==== SOURCE DATA
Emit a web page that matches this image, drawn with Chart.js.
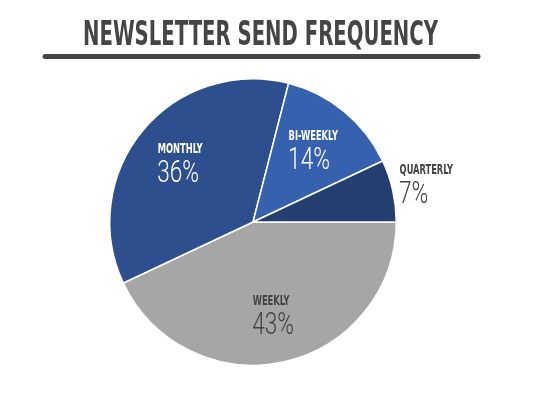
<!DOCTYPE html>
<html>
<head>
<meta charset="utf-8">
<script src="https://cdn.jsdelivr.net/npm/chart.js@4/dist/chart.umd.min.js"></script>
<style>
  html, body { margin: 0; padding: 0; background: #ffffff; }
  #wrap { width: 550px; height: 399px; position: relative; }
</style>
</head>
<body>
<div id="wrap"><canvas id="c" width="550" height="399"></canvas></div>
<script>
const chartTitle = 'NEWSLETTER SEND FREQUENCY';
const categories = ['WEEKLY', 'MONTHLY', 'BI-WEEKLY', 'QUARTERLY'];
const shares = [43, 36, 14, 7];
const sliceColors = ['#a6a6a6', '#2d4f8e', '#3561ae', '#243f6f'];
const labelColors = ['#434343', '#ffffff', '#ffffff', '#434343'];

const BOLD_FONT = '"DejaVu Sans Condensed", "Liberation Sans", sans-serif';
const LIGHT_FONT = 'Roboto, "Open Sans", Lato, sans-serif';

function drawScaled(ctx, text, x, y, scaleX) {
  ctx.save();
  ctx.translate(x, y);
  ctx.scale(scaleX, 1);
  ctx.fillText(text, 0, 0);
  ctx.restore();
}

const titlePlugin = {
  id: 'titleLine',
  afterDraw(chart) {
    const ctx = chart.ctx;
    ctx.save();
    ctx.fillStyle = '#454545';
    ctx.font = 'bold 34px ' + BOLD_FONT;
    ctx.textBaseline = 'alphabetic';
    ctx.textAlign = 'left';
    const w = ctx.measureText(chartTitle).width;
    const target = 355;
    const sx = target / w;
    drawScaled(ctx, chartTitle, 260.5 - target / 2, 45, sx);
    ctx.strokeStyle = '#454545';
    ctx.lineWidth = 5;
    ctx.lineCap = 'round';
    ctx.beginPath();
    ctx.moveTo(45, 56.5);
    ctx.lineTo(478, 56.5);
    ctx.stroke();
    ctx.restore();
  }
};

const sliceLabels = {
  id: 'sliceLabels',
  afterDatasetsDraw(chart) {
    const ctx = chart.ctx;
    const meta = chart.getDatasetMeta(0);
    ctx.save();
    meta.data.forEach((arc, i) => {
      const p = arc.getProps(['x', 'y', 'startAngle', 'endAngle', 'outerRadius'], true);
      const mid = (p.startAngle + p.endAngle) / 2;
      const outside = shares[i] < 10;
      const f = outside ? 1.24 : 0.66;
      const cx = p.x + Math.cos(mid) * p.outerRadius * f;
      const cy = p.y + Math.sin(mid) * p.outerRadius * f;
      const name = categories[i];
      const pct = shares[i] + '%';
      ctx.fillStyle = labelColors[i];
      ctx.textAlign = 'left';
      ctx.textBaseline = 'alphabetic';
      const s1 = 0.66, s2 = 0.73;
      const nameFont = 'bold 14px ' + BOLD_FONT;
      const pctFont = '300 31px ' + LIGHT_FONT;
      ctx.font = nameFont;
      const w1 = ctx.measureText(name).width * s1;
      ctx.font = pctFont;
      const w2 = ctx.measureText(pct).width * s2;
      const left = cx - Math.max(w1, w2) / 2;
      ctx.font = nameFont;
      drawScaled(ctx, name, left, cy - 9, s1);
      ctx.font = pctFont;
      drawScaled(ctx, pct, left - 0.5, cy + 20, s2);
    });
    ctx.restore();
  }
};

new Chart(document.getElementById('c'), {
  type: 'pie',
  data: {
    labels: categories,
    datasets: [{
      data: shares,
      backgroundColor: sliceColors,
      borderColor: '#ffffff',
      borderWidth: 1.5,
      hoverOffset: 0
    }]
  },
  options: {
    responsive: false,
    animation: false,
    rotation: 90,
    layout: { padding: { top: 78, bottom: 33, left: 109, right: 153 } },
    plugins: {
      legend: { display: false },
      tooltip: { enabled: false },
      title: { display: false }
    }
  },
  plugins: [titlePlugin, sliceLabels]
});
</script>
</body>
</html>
========
▶ [GIVEN EXERCISE]: Repeat the data exactly, without the pictures.

▶ [TASK ANSWER]:
Emit a web page that matches this image, drawn with Chart.js.
<!DOCTYPE html>
<html>
<head>
<meta charset="utf-8">
<script src="https://cdn.jsdelivr.net/npm/chart.js@4/dist/chart.umd.min.js"></script>
<style>
  html, body { margin: 0; padding: 0; background: #ffffff; }
  #wrap { width: 550px; height: 399px; position: relative; }
</style>
</head>
<body>
<div id="wrap"><canvas id="c" width="550" height="399"></canvas></div>
<script>
const chartTitle = 'NEWSLETTER SEND FREQUENCY';
const categories = ['WEEKLY', 'MONTHLY', 'BI-WEEKLY', 'QUARTERLY'];
const shares = [43, 36, 14, 7];
const sliceColors = ['#a6a6a6', '#2d4f8e', '#3561ae', '#243f6f'];
const labelColors = ['#434343', '#ffffff', '#ffffff', '#434343'];

const BOLD_FONT = '"DejaVu Sans Condensed", "Liberation Sans", sans-serif';
const LIGHT_FONT = 'Roboto, "Open Sans", Lato, sans-serif';

function drawScaled(ctx, text, x, y, scaleX) {
  ctx.save();
  ctx.translate(x, y);
  ctx.scale(scaleX, 1);
  ctx.fillText(text, 0, 0);
  ctx.restore();
}

const titlePlugin = {
  id: 'titleLine',
  afterDraw(chart) {
    const ctx = chart.ctx;
    ctx.save();
    ctx.fillStyle = '#454545';
    ctx.font = 'bold 34px ' + BOLD_FONT;
    ctx.textBaseline = 'alphabetic';
    ctx.textAlign = 'left';
    const w = ctx.measureText(chartTitle).width;
    const target = 355;
    const sx = target / w;
    drawScaled(ctx, chartTitle, 260.5 - target / 2, 45, sx);
    ctx.strokeStyle = '#454545';
    ctx.lineWidth = 5;
    ctx.lineCap = 'round';
    ctx.beginPath();
    ctx.moveTo(45, 56.5);
    ctx.lineTo(478, 56.5);
    ctx.stroke();
    ctx.restore();
  }
};

const sliceLabels = {
  id: 'sliceLabels',
  afterDatasetsDraw(chart) {
    const ctx = chart.ctx;
    const meta = chart.getDatasetMeta(0);
    ctx.save();
    meta.data.forEach((arc, i) => {
      const p = arc.getProps(['x', 'y', 'startAngle', 'endAngle', 'outerRadius'], true);
      const mid = (p.startAngle + p.endAngle) / 2;
      const outside = shares[i] < 10;
      const f = outside ? 1.24 : 0.66;
      const cx = p.x + Math.cos(mid) * p.outerRadius * f;
      const cy = p.y + Math.sin(mid) * p.outerRadius * f;
      const name = categories[i];
      const pct = shares[i] + '%';
      ctx.fillStyle = labelColors[i];
      ctx.textAlign = 'left';
      ctx.textBaseline = 'alphabetic';
      const s1 = 0.66, s2 = 0.73;
      const nameFont = 'bold 14px ' + BOLD_FONT;
      const pctFont = '300 31px ' + LIGHT_FONT;
      ctx.font = nameFont;
      const w1 = ctx.measureText(name).width * s1;
      ctx.font = pctFont;
      const w2 = ctx.measureText(pct).width * s2;
      const left = cx - Math.max(w1, w2) / 2;
      ctx.font = nameFont;
      drawScaled(ctx, name, left, cy - 9, s1);
      ctx.font = pctFont;
      drawScaled(ctx, pct, left - 0.5, cy + 20, s2);
    });
    ctx.restore();
  }
};

new Chart(document.getElementById('c'), {
  type: 'pie',
  data: {
    labels: categories,
    datasets: [{
      data: shares,
      backgroundColor: sliceColors,
      borderColor: '#ffffff',
      borderWidth: 1.5,
      hoverOffset: 0
    }]
  },
  options: {
    responsive: false,
    animation: false,
    rotation: 90,
    layout: { padding: { top: 78, bottom: 33, left: 109, right: 153 } },
    plugins: {
      legend: { display: false },
      tooltip: { enabled: false },
      title: { display: false }
    }
  },
  plugins: [titlePlugin, sliceLabels]
});
</script>
</body>
</html>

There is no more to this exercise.